Showing 2 responses by hifitime

I personally can't imagine a platter that only weights even 5-10 pounds being slowed down enough by a short complex passage, to be bothersome. These turntables weight over 150 pounds, so, a good portion of that must be platter weight.

If a record has a passage with that much drag, what happens to the soft cantilever suspension? The stylus, cantilever, suspension, and coils with pole pieces, might be moving in and out enough to possibly cause some poor sounding results too. Possibly more bad results, than a heavy platter slowing down from this intermittently.

If you drilled a hole in the record, let it play until the stylus hits the hole, I wonder how much a heavy platter would slow down when the whole stylus, cantilever, coils (magnets if MM), plus who knows what else would get ripped out?

I don't worry about a heavy platter slowing from a short complex passage myself. A cheap light platter is a different story. That's one of the reasons why better turntables have a heavier platter. I do hear variations on budget tables, but very rarely upper-end ones. Don't forget about Newton's Law about something staying in motion.
06-04-12: Halcro
Newton's First Law of Motion:-

The velocity of a body remains constant unless the body is acted upon by an external force.
'Friction' is an 'external force'. Why do you think a motor is required to keep a platter spinning?

Step into the path of a person on a bicycle, and see how much measurable speed is lost. Then try stepping in front of a freight train, and see how much the train slows. Big difference. More mass. That short heavy passage is more like the bicycle IMO.

Also, if the groove has that much information, there is probably a lot more tracking distortion problems, stylus suspension distortion, and other problems going on that would be more noticeable IMO.
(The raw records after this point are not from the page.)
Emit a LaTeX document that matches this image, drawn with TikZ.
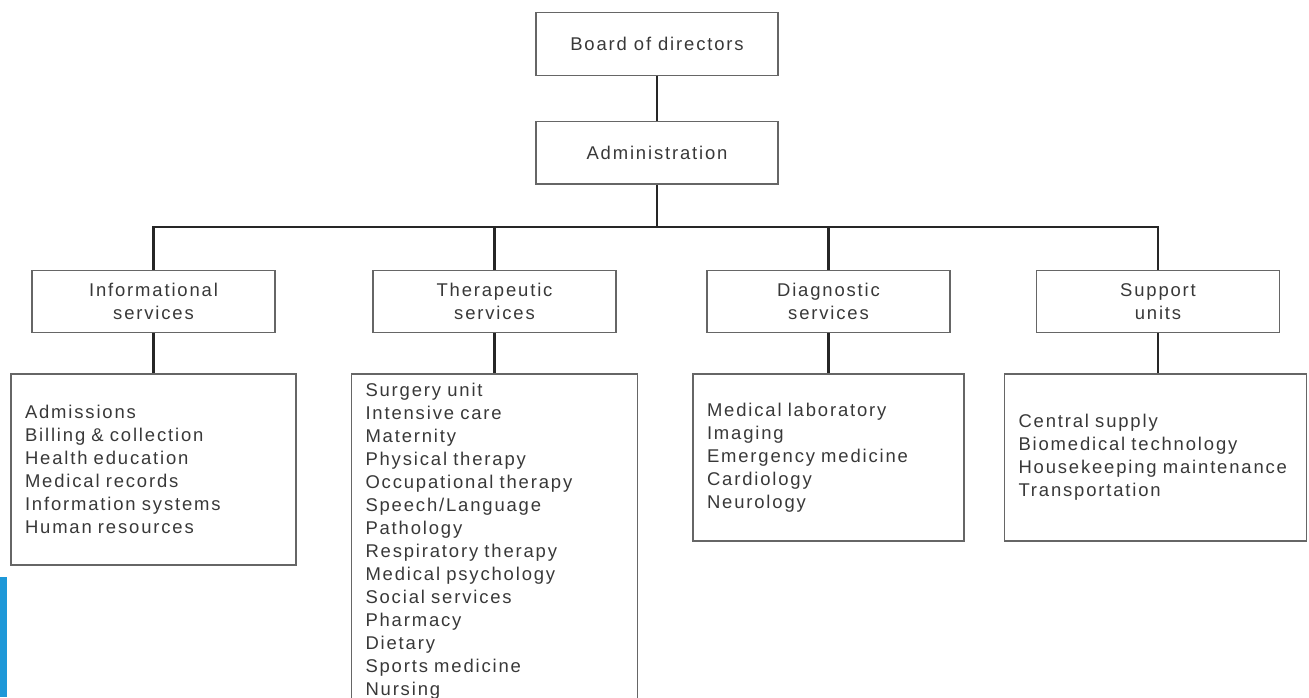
\documentclass[tikz,border=0pt]{standalone}
\usepackage{fontspec}
\setmainfont[LetterSpace=10]{Liberation Sans}
\usetikzlibrary{positioning}
\definecolor{boxgrey}{HTML}{666666}
\definecolor{inkgrey}{HTML}{383838}
\definecolor{scanblue}{HTML}{1E98D8}

\begin{document}
\begin{tikzpicture}
    \tikzstyle{head} = [rectangle, draw=boxgrey, line width=0.8pt, minimum width=4.84cm, minimum height=1.25cm, text=inkgrey, font=\fontsize{10.5}{13.4}\selectfont, align=center]
    \tikzstyle{unit} = [head, minimum width=4.86cm]
    \tikzstyle{list} = [rectangle, draw=boxgrey, line width=0.8pt, inner xsep=0.28cm, inner ysep=0.17cm, text=inkgrey, font=\fontsize{10.5}{13.1}\selectfont, align=left]
    \tikzstyle{link} = [line width=1.4pt, draw=black!85]

    \useasboundingbox (0,0) rectangle (26.18,-13.94);
    \clip (0,0) rectangle (26.18,-13.94);
    \fill [scanblue] (0,-11.54) rectangle (0.15,-13.94);

    % top of the tree
    \node [head] (board) at (13.14,-0.88) {Board of directors};
    \node [head, below=0.9cm of board] (admin) {Administration};

    % the four groups
    \node [unit] (info) at (3.07,-6.03) {Informational\\services};
    \node [unit] (ther) at (9.89,-6.03) {Therapeutic\\services};
    \node [unit] (diag) at (16.57,-6.03) {Diagnostic\\services};
    \node [unit] (supp) at (23.16,-6.03) {Support\\units};

    % what each group holds
    \node [list, text width=5.14cm, minimum height=3.82cm, below=0.8cm of info] (infolist) {Admissions\\Billing \& collection\\Health education\\Medical records\\Information systems\\Human resources};
    \node [list, text width=5.16cm, below=0.8cm of ther] (therlist) {Surgery unit\\Intensive care\\Maternity\\Physical therapy\\Occupational therapy\\Speech/Language\\Pathology\\Respiratory therapy\\Medical psychology\\Social services\\Pharmacy\\Dietary\\Sports medicine\\Nursing};
    \node [list, text width=4.86cm, minimum height=3.34cm, below=0.8cm of diag] (diaglist) {Medical laboratory\\Imaging\\Emergency medicine\\Cardiology\\Neurology};
    \node [list, text width=5.48cm, minimum height=3.34cm, below=0.8cm of supp, xshift=-0.05cm] (supplist) {Central supply\\Biomedical technology\\Housekeeping maintenance\\Transportation};

    \draw [link] (board.south) -- (admin.north);
    \draw [link] (admin.south) -- ++(0,-0.84) coordinate (bus);
    \draw [link] (info.north) -- (info.north |- bus) -- (supp.north |- bus) -- (supp.north);
    \draw [link] (ther.north) -- (ther.north |- bus);
    \draw [link] (diag.north) -- (diag.north |- bus);

    \draw [link] (info.south) -- (infolist.north);
    \draw [link] (ther.south) -- (therlist.north);
    \draw [link] (diag.south) -- (diaglist.north);
    \draw [link] (supp.south) -- (supp.south |- supplist.north);
\end{tikzpicture}
\end{document}
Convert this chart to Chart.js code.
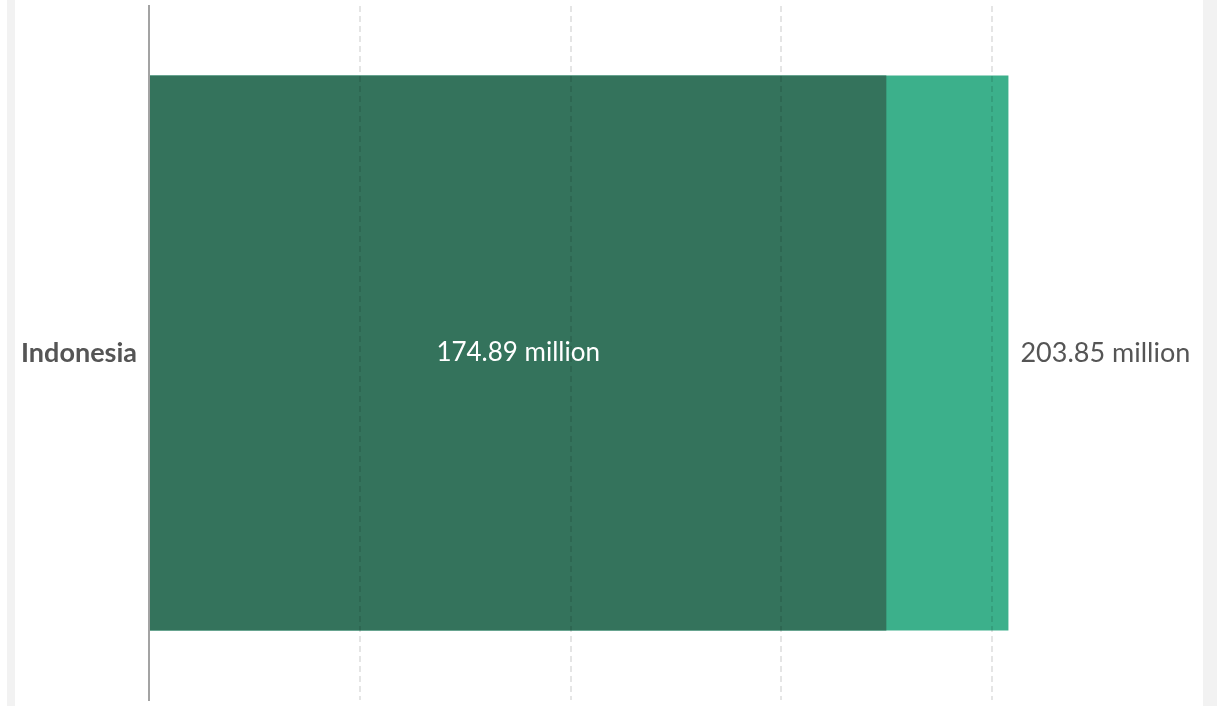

If your listening to something recorded on a an analog master, there is a lot more speed variation. Their flywheel has just a tiny bit of mass. You could hear this on a $99 record changer.

You may be seeing more record slippage with the Timeline, than the actual platter speed error.

How much error does the Timeline clock and circuit have?

The hole in the records are off-center quite often. More constant speed error here too. I hear a lot more of errors on the records, in comparison to a good turntable.

You could get a custom made multimillion dollar table, but you still have the same records, with their problems.